== Records for this task ==

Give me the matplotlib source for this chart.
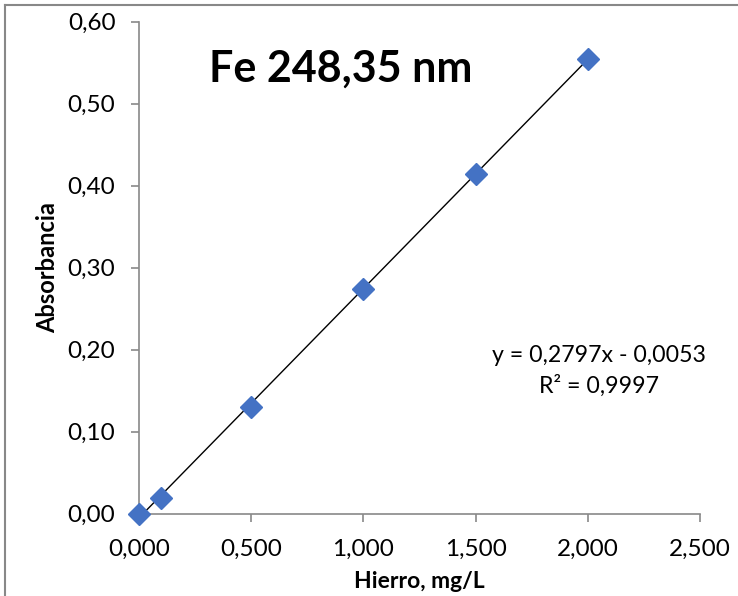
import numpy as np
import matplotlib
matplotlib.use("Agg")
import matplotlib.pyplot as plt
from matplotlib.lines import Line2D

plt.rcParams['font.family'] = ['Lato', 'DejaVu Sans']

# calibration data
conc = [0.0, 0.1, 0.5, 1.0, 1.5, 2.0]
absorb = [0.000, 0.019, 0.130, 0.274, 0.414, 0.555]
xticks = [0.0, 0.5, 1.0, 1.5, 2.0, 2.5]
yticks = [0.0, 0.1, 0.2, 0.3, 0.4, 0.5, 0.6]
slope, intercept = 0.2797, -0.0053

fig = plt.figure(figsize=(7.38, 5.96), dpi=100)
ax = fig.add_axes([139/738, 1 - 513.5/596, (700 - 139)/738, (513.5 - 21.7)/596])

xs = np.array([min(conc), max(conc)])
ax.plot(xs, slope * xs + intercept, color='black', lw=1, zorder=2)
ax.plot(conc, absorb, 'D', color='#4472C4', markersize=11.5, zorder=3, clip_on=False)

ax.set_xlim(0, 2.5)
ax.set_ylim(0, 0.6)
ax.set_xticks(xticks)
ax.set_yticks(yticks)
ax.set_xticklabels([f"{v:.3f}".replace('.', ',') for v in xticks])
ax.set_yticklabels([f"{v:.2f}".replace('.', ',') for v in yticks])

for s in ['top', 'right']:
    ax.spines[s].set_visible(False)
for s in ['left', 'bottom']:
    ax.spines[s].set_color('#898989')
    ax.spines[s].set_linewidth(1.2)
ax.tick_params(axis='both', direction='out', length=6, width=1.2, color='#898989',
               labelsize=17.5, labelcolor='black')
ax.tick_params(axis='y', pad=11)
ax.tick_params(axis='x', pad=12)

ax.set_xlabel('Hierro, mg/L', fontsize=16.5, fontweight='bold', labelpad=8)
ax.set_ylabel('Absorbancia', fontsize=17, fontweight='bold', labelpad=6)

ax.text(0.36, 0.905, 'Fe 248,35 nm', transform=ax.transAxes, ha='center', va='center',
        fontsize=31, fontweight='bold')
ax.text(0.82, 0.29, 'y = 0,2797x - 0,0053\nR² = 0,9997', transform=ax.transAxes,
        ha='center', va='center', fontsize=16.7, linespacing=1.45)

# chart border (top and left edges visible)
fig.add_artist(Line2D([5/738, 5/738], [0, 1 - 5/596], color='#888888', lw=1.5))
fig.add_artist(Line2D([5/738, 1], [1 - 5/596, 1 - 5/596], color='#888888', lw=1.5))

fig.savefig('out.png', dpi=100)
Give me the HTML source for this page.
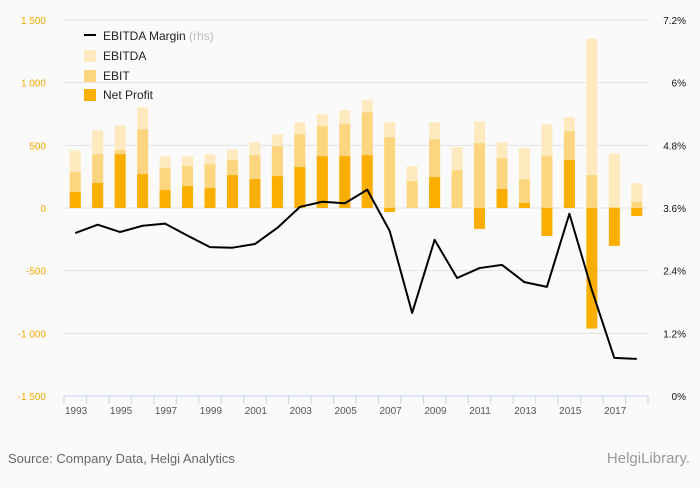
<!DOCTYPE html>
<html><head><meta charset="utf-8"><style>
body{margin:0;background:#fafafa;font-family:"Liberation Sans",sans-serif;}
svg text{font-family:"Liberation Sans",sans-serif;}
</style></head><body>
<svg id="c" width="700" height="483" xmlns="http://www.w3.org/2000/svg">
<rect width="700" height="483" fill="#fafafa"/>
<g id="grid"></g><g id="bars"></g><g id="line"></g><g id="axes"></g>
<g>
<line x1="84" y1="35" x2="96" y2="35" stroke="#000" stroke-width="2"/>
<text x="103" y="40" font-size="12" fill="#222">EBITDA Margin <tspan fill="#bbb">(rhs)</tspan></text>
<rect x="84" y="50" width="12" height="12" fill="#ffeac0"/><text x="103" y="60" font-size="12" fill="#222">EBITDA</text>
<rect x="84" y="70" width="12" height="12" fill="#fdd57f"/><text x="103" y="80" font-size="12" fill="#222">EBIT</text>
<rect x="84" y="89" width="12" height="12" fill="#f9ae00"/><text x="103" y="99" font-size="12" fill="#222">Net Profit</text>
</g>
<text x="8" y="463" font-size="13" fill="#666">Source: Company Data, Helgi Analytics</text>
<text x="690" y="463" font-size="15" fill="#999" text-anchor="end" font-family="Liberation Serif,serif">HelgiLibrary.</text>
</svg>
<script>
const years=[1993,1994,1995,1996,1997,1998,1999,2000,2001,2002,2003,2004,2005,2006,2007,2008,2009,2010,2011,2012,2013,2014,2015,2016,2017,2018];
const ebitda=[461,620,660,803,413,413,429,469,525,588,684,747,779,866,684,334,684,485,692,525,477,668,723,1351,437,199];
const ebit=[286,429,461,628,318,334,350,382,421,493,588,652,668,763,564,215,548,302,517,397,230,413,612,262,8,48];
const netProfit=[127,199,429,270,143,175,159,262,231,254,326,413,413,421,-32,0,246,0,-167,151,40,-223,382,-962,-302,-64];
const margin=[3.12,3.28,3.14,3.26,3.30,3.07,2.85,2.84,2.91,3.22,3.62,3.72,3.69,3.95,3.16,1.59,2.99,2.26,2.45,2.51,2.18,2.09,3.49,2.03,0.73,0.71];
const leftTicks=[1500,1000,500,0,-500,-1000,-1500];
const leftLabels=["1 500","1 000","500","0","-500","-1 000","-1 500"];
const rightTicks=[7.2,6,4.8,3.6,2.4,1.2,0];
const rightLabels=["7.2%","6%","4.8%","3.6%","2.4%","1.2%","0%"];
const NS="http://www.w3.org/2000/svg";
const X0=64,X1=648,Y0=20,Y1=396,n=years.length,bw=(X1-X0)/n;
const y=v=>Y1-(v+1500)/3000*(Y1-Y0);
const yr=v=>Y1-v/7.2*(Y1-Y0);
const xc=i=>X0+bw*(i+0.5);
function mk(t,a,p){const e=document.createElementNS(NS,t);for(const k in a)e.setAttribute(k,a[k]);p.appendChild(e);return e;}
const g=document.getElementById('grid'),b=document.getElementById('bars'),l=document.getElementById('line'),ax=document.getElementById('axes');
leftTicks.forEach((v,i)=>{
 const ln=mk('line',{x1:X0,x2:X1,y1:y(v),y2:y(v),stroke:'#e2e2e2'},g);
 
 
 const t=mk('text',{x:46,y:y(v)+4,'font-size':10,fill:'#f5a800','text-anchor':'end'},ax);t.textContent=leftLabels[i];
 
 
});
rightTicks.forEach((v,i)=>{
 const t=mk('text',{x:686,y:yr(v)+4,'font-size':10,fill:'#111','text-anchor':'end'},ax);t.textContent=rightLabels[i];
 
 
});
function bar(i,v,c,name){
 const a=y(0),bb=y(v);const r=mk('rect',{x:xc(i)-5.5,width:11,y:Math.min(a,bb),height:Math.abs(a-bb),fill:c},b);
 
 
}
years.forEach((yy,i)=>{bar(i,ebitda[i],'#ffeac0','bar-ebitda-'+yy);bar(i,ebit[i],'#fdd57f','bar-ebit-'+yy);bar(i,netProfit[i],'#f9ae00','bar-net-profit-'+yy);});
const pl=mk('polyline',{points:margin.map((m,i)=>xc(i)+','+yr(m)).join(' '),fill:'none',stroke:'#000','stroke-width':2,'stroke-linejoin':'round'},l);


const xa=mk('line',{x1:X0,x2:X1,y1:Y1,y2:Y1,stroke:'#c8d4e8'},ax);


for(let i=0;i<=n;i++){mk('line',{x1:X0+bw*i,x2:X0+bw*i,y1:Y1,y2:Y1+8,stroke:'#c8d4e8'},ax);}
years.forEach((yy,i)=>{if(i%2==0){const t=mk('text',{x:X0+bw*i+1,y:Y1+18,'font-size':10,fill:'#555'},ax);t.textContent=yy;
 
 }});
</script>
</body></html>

===

Request >> Extract, word for word, each line from the top of the data down to and including the line with "markersize=11.5, zorder=3, clip_on=False)"; skip the pictures.

Task answer >>
Give me the matplotlib source for this chart.
import numpy as np
import matplotlib
matplotlib.use("Agg")
import matplotlib.pyplot as plt
from matplotlib.lines import Line2D

plt.rcParams['font.family'] = ['Lato', 'DejaVu Sans']

# calibration data
conc = [0.0, 0.1, 0.5, 1.0, 1.5, 2.0]
absorb = [0.000, 0.019, 0.130, 0.274, 0.414, 0.555]
xticks = [0.0, 0.5, 1.0, 1.5, 2.0, 2.5]
yticks = [0.0, 0.1, 0.2, 0.3, 0.4, 0.5, 0.6]
slope, intercept = 0.2797, -0.0053

fig = plt.figure(figsize=(7.38, 5.96), dpi=100)
ax = fig.add_axes([139/738, 1 - 513.5/596, (700 - 139)/738, (513.5 - 21.7)/596])

xs = np.array([min(conc), max(conc)])
ax.plot(xs, slope * xs + intercept, color='black', lw=1, zorder=2)
ax.plot(conc, absorb, 'D', color='#4472C4', markersize=11.5, zorder=3, clip_on=False)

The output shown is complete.